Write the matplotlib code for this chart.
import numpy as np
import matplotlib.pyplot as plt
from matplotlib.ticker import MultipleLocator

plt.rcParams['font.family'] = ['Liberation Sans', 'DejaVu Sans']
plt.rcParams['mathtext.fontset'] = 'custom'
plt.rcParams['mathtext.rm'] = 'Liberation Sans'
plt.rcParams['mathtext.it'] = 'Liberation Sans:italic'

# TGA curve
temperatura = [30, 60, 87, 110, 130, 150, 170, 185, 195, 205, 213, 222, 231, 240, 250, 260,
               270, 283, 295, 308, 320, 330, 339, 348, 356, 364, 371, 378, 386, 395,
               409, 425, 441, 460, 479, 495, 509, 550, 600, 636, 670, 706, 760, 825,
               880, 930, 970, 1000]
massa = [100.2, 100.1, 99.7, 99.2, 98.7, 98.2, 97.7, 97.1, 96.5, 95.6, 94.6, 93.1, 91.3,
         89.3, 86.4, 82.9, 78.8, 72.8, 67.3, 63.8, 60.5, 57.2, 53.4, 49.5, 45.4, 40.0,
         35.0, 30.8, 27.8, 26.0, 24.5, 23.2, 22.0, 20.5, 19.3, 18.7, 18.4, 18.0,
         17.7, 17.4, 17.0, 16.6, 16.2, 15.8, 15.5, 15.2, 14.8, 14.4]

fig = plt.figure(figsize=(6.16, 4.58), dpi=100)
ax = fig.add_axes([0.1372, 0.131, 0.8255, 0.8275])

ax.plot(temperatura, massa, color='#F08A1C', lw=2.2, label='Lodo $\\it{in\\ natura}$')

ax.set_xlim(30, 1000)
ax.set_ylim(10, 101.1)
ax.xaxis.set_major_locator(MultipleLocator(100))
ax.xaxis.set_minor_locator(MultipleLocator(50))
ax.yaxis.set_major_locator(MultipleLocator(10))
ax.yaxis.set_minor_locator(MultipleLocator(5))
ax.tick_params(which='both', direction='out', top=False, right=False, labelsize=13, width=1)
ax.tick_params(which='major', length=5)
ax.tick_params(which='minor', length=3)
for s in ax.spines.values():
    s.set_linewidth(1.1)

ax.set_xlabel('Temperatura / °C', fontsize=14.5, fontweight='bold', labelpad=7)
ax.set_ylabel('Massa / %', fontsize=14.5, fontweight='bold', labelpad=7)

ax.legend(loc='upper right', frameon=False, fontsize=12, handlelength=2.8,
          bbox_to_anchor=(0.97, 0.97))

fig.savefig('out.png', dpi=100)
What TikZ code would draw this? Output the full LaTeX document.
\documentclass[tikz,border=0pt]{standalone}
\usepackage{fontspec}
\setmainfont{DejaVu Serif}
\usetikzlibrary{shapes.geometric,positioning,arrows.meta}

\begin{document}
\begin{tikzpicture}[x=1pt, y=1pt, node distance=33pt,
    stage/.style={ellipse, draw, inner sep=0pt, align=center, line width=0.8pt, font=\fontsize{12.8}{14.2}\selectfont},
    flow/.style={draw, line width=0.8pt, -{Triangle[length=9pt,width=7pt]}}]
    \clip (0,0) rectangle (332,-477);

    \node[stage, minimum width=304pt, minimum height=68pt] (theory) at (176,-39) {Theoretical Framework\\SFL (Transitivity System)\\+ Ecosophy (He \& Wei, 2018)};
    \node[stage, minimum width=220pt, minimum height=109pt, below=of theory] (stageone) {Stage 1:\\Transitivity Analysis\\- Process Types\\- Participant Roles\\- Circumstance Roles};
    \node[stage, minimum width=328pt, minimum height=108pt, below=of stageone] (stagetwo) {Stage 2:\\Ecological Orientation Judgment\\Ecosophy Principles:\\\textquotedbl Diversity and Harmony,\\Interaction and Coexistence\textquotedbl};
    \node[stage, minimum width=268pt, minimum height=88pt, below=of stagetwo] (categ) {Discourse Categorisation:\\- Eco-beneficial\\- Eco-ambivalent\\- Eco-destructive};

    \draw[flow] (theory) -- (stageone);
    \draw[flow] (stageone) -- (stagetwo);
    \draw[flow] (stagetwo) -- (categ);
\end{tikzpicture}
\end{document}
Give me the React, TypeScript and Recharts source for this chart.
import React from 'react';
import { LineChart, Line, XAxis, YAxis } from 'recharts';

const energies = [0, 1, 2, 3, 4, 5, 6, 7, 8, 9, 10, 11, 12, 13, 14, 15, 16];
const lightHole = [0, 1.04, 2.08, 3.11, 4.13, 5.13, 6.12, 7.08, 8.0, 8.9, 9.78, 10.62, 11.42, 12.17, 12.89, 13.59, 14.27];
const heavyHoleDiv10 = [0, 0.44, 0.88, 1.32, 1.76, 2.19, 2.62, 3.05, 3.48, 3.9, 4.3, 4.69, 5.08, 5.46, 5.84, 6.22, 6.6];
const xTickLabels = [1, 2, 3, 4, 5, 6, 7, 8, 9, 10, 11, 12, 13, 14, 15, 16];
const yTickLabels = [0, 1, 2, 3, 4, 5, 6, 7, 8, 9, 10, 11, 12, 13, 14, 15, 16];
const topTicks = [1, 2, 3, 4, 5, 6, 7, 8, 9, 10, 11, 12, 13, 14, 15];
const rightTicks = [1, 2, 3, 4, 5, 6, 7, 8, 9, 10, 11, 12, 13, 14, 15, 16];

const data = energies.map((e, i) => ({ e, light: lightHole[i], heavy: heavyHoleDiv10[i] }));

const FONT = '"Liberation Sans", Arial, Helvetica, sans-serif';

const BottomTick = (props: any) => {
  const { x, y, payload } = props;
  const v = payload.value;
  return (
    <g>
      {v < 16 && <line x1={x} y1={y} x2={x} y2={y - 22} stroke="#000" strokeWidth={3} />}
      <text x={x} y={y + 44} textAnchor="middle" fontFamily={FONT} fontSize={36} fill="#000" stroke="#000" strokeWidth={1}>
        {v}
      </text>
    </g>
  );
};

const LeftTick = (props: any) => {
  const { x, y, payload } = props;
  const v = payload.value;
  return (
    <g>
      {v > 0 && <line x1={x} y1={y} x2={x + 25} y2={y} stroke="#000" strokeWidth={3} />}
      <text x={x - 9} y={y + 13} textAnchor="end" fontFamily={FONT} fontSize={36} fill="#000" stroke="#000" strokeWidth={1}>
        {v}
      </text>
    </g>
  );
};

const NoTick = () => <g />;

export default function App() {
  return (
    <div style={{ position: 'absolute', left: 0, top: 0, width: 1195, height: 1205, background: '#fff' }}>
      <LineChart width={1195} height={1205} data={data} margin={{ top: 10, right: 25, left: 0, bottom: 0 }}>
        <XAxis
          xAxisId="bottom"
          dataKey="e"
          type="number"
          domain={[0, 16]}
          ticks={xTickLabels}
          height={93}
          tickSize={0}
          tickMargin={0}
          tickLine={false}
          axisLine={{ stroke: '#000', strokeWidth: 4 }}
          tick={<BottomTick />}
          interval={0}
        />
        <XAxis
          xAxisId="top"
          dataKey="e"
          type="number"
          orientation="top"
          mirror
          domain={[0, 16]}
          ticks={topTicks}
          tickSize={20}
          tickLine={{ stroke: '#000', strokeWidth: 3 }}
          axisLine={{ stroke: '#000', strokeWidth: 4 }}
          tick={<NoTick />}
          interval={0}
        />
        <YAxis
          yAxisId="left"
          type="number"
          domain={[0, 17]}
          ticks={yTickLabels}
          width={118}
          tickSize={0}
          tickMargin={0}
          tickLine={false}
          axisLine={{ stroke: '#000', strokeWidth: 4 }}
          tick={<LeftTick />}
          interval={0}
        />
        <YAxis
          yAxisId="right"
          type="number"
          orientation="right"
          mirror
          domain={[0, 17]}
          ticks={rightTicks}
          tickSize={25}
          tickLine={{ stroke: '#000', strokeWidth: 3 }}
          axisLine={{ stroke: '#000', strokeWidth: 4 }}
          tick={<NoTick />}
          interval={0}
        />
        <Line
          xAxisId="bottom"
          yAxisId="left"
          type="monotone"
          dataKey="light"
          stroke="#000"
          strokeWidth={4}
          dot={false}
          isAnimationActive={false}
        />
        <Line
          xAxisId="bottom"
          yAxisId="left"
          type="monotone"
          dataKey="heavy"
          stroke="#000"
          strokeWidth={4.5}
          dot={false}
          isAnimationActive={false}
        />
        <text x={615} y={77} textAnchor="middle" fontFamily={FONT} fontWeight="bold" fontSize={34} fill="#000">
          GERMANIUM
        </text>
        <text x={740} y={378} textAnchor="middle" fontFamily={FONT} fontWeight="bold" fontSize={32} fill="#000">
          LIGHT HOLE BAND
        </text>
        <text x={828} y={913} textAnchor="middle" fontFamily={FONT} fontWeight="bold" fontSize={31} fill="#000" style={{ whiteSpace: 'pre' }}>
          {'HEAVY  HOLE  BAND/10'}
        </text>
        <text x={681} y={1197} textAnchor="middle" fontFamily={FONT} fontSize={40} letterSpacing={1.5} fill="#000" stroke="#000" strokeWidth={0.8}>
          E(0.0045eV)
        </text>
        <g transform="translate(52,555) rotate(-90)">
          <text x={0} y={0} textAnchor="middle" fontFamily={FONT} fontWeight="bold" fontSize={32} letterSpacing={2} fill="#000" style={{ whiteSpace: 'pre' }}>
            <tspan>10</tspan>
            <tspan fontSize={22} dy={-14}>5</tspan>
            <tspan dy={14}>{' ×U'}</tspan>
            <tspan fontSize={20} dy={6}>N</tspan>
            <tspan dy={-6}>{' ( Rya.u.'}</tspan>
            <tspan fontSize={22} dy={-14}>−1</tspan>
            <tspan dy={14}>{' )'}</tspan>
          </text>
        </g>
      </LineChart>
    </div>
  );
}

REQUIRED WORK -> Write out exactly, please, the lines beginning at the start of the material and ending with the line that holds "from matplotlib.ticker import MultipleLocator", both included.

EXERCISE RESULT ->
Write the matplotlib code for this chart.
import numpy as np
import matplotlib.pyplot as plt
from matplotlib.ticker import MultipleLocator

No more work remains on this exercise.